The assertion is as follows:"If $\lambda$ is an eigenvalue of a matrix A for which $A = A^2$ then $\lambda = 0 $ or $ \lambda = 1$. Prove if true or use a counter example.
My intuition is to first find a matrix A that satisfies the constraint: $$ A = AA \\ A^{-1}A = A^{-1}AA \\ I = A $$
I solved for the eigenvalues and found that $\lambda = 1$, however I am not sure how to end off the proof by showing that $\lambda = 0$ is also an eigenvalue. Any help would be appreciated.
Let $x$ be an eigenvector associated with $\lambda$, then one has: $$Ax=\lambda x\tag{1}.$$ Multiplying this equality by $A$ leads to: $$A^2x=\lambda Ax.$$ But since $A^2=A$ and $Ax=\lambda x$, one has: $$Ax=\lambda^2x\tag{2}.$$ According to $(1)$ and $(2)$, one gets: $$(\lambda^2-\lambda)x=0.$$ Whence the result, since $x\neq 0$.

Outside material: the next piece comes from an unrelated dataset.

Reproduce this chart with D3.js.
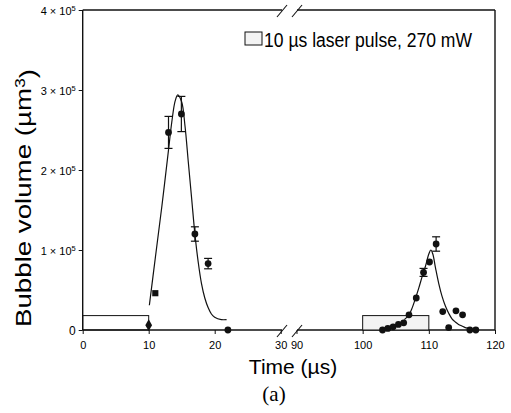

Let $v$ be an Eigenvector associated to $\lambda$.
$$Av=\lambda v$$
and
$$AAv=\lambda^2v=Av=\lambda v$$
so that $$\lambda^2=\lambda.$$
Another way to prove this is to use the fact that if $\lambda$ is an eigenvalue of $A$, then $f(\lambda)$ is an eigenvalue of $f(A)$. So take $f(x) = x^2 - x$. Then we have that $\lambda^2 - \lambda$ is an eignevalue of $f(A) = A^2 - A = 0$. But all eigenvalues of the zero matrix are $0$, hence we must have $\lambda^2 - \lambda = 0$, i.e. $\lambda = 1$ or $0$